Aim of the task:
Each line below should be reproduced without any alteration.

— START Given data —

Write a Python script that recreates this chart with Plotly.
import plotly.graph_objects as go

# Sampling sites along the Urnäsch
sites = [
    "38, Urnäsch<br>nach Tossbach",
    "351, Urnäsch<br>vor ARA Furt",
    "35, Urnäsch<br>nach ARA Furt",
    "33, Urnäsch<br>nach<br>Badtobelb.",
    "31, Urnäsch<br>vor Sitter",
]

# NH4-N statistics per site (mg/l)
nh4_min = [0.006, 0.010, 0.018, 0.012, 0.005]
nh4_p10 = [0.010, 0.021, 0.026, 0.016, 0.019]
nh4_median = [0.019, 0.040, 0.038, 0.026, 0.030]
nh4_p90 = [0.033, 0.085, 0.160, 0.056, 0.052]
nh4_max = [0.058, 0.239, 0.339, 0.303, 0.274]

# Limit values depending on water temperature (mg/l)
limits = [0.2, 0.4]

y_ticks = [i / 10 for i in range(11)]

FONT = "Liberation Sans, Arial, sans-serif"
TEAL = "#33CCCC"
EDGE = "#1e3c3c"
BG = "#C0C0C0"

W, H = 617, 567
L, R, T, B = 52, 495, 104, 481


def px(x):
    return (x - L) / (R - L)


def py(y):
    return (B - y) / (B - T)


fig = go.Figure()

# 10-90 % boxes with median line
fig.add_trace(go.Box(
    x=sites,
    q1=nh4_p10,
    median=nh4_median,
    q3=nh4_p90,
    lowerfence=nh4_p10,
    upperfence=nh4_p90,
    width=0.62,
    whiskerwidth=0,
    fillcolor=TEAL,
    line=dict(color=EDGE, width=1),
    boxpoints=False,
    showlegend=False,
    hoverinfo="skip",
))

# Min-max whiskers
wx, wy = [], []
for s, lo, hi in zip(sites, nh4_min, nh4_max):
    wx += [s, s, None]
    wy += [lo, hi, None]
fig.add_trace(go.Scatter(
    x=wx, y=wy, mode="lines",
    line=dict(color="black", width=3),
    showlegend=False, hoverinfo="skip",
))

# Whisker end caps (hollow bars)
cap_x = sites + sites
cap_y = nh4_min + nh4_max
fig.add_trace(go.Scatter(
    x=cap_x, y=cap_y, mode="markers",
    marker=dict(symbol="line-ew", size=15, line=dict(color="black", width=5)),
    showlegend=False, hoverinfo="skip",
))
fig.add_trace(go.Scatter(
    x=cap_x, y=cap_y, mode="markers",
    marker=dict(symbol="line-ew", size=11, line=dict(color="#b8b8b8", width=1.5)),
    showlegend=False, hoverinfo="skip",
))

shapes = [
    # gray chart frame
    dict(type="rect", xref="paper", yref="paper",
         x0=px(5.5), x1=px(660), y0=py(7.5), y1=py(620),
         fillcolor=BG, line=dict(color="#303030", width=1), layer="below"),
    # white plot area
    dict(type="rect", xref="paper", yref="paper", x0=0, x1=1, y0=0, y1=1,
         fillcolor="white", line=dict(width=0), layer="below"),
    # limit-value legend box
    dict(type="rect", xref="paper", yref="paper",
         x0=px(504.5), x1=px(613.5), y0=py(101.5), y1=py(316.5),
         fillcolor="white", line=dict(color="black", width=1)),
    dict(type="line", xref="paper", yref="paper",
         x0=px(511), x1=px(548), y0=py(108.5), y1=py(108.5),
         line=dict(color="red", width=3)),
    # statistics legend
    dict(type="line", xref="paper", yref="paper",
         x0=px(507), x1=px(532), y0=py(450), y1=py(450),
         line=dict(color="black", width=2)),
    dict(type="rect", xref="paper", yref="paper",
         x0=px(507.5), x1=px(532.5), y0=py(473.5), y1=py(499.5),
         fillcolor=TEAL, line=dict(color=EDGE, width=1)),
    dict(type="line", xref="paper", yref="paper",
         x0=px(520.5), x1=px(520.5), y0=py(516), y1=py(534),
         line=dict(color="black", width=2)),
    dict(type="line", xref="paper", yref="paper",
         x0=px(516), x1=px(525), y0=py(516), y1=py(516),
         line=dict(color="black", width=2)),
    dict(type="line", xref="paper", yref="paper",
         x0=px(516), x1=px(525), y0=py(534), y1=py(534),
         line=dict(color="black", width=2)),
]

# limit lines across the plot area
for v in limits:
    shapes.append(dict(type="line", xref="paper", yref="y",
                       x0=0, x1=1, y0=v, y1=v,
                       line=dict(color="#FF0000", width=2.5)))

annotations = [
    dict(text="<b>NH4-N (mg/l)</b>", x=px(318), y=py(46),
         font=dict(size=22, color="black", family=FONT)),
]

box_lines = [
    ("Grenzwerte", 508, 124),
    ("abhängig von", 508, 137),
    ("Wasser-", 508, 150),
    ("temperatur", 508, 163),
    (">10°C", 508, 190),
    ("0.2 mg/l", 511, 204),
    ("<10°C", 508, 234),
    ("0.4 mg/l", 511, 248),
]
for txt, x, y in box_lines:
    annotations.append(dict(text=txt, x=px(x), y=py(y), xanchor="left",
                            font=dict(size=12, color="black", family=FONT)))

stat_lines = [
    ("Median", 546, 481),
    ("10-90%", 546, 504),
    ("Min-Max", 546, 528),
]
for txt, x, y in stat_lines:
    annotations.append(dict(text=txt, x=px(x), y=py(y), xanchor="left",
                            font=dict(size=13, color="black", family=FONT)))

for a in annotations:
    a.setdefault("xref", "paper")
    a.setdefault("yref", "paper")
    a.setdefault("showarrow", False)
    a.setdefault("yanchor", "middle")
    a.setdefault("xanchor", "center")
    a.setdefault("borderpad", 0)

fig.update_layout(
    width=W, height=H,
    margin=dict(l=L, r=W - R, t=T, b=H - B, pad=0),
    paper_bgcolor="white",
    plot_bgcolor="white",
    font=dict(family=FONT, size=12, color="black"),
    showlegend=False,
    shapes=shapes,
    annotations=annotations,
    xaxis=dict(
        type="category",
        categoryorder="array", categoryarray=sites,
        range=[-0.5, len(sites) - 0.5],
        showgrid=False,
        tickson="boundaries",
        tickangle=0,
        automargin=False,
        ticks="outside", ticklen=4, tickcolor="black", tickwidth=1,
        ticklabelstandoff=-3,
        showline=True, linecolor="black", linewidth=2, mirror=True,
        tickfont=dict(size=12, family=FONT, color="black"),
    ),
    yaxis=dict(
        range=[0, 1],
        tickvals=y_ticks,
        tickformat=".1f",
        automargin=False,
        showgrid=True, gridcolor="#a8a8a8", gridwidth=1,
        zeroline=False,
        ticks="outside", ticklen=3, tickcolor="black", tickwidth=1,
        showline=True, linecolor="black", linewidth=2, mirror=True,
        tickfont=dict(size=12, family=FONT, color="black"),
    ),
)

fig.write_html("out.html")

— END Given data —

Solution to the problem:
Write a Python script that recreates this chart with Plotly.
import plotly.graph_objects as go

# Sampling sites along the Urnäsch
sites = [
    "38, Urnäsch<br>nach Tossbach",
    "351, Urnäsch<br>vor ARA Furt",
    "35, Urnäsch<br>nach ARA Furt",
    "33, Urnäsch<br>nach<br>Badtobelb.",
    "31, Urnäsch<br>vor Sitter",
]

# NH4-N statistics per site (mg/l)
nh4_min = [0.006, 0.010, 0.018, 0.012, 0.005]
nh4_p10 = [0.010, 0.021, 0.026, 0.016, 0.019]
nh4_median = [0.019, 0.040, 0.038, 0.026, 0.030]
nh4_p90 = [0.033, 0.085, 0.160, 0.056, 0.052]
nh4_max = [0.058, 0.239, 0.339, 0.303, 0.274]

# Limit values depending on water temperature (mg/l)
limits = [0.2, 0.4]

y_ticks = [i / 10 for i in range(11)]

FONT = "Liberation Sans, Arial, sans-serif"
TEAL = "#33CCCC"
EDGE = "#1e3c3c"
BG = "#C0C0C0"

W, H = 617, 567
L, R, T, B = 52, 495, 104, 481


def px(x):
    return (x - L) / (R - L)


def py(y):
    return (B - y) / (B - T)


fig = go.Figure()

# 10-90 % boxes with median line
fig.add_trace(go.Box(
    x=sites,
    q1=nh4_p10,
    median=nh4_median,
    q3=nh4_p90,
    lowerfence=nh4_p10,
    upperfence=nh4_p90,
    width=0.62,
    whiskerwidth=0,
    fillcolor=TEAL,
    line=dict(color=EDGE, width=1),
    boxpoints=False,
    showlegend=False,
    hoverinfo="skip",
))

# Min-max whiskers
wx, wy = [], []
for s, lo, hi in zip(sites, nh4_min, nh4_max):
    wx += [s, s, None]
    wy += [lo, hi, None]
fig.add_trace(go.Scatter(
    x=wx, y=wy, mode="lines",
    line=dict(color="black", width=3),
    showlegend=False, hoverinfo="skip",
))

# Whisker end caps (hollow bars)
cap_x = sites + sites
cap_y = nh4_min + nh4_max
fig.add_trace(go.Scatter(
    x=cap_x, y=cap_y, mode="markers",
    marker=dict(symbol="line-ew", size=15, line=dict(color="black", width=5)),
    showlegend=False, hoverinfo="skip",
))
fig.add_trace(go.Scatter(
    x=cap_x, y=cap_y, mode="markers",
    marker=dict(symbol="line-ew", size=11, line=dict(color="#b8b8b8", width=1.5)),
    showlegend=False, hoverinfo="skip",
))

shapes = [
    # gray chart frame
    dict(type="rect", xref="paper", yref="paper",
         x0=px(5.5), x1=px(660), y0=py(7.5), y1=py(620),
         fillcolor=BG, line=dict(color="#303030", width=1), layer="below"),
    # white plot area
    dict(type="rect", xref="paper", yref="paper", x0=0, x1=1, y0=0, y1=1,
         fillcolor="white", line=dict(width=0), layer="below"),
    # limit-value legend box
    dict(type="rect", xref="paper", yref="paper",
         x0=px(504.5), x1=px(613.5), y0=py(101.5), y1=py(316.5),
         fillcolor="white", line=dict(color="black", width=1)),
    dict(type="line", xref="paper", yref="paper",
         x0=px(511), x1=px(548), y0=py(108.5), y1=py(108.5),
         line=dict(color="red", width=3)),
    # statistics legend
    dict(type="line", xref="paper", yref="paper",
         x0=px(507), x1=px(532), y0=py(450), y1=py(450),
         line=dict(color="black", width=2)),
    dict(type="rect", xref="paper", yref="paper",
         x0=px(507.5), x1=px(532.5), y0=py(473.5), y1=py(499.5),
         fillcolor=TEAL, line=dict(color=EDGE, width=1)),
    dict(type="line", xref="paper", yref="paper",
         x0=px(520.5), x1=px(520.5), y0=py(516), y1=py(534),
         line=dict(color="black", width=2)),
    dict(type="line", xref="paper", yref="paper",
         x0=px(516), x1=px(525), y0=py(516), y1=py(516),
         line=dict(color="black", width=2)),
    dict(type="line", xref="paper", yref="paper",
         x0=px(516), x1=px(525), y0=py(534), y1=py(534),
         line=dict(color="black", width=2)),
]

# limit lines across the plot area
for v in limits:
    shapes.append(dict(type="line", xref="paper", yref="y",
                       x0=0, x1=1, y0=v, y1=v,
                       line=dict(color="#FF0000", width=2.5)))

annotations = [
    dict(text="<b>NH4-N (mg/l)</b>", x=px(318), y=py(46),
         font=dict(size=22, color="black", family=FONT)),
]

box_lines = [
    ("Grenzwerte", 508, 124),
    ("abhängig von", 508, 137),
    ("Wasser-", 508, 150),
    ("temperatur", 508, 163),
    (">10°C", 508, 190),
    ("0.2 mg/l", 511, 204),
    ("<10°C", 508, 234),
    ("0.4 mg/l", 511, 248),
]
for txt, x, y in box_lines:
    annotations.append(dict(text=txt, x=px(x), y=py(y), xanchor="left",
                            font=dict(size=12, color="black", family=FONT)))

stat_lines = [
    ("Median", 546, 481),
    ("10-90%", 546, 504),
    ("Min-Max", 546, 528),
]
for txt, x, y in stat_lines:
    annotations.append(dict(text=txt, x=px(x), y=py(y), xanchor="left",
                            font=dict(size=13, color="black", family=FONT)))

for a in annotations:
    a.setdefault("xref", "paper")
    a.setdefault("yref", "paper")
    a.setdefault("showarrow", False)
    a.setdefault("yanchor", "middle")
    a.setdefault("xanchor", "center")
    a.setdefault("borderpad", 0)

fig.update_layout(
    width=W, height=H,
    margin=dict(l=L, r=W - R, t=T, b=H - B, pad=0),
    paper_bgcolor="white",
    plot_bgcolor="white",
    font=dict(family=FONT, size=12, color="black"),
    showlegend=False,
    shapes=shapes,
    annotations=annotations,
    xaxis=dict(
        type="category",
        categoryorder="array", categoryarray=sites,
        range=[-0.5, len(sites) - 0.5],
        showgrid=False,
        tickson="boundaries",
        tickangle=0,
        automargin=False,
        ticks="outside", ticklen=4, tickcolor="black", tickwidth=1,
        ticklabelstandoff=-3,
        showline=True, linecolor="black", linewidth=2, mirror=True,
        tickfont=dict(size=12, family=FONT, color="black"),
    ),
    yaxis=dict(
        range=[0, 1],
        tickvals=y_ticks,
        tickformat=".1f",
        automargin=False,
        showgrid=True, gridcolor="#a8a8a8", gridwidth=1,
        zeroline=False,
        ticks="outside", ticklen=3, tickcolor="black", tickwidth=1,
        showline=True, linecolor="black", linewidth=2, mirror=True,
        tickfont=dict(size=12, family=FONT, color="black"),
    ),
)

fig.write_html("out.html")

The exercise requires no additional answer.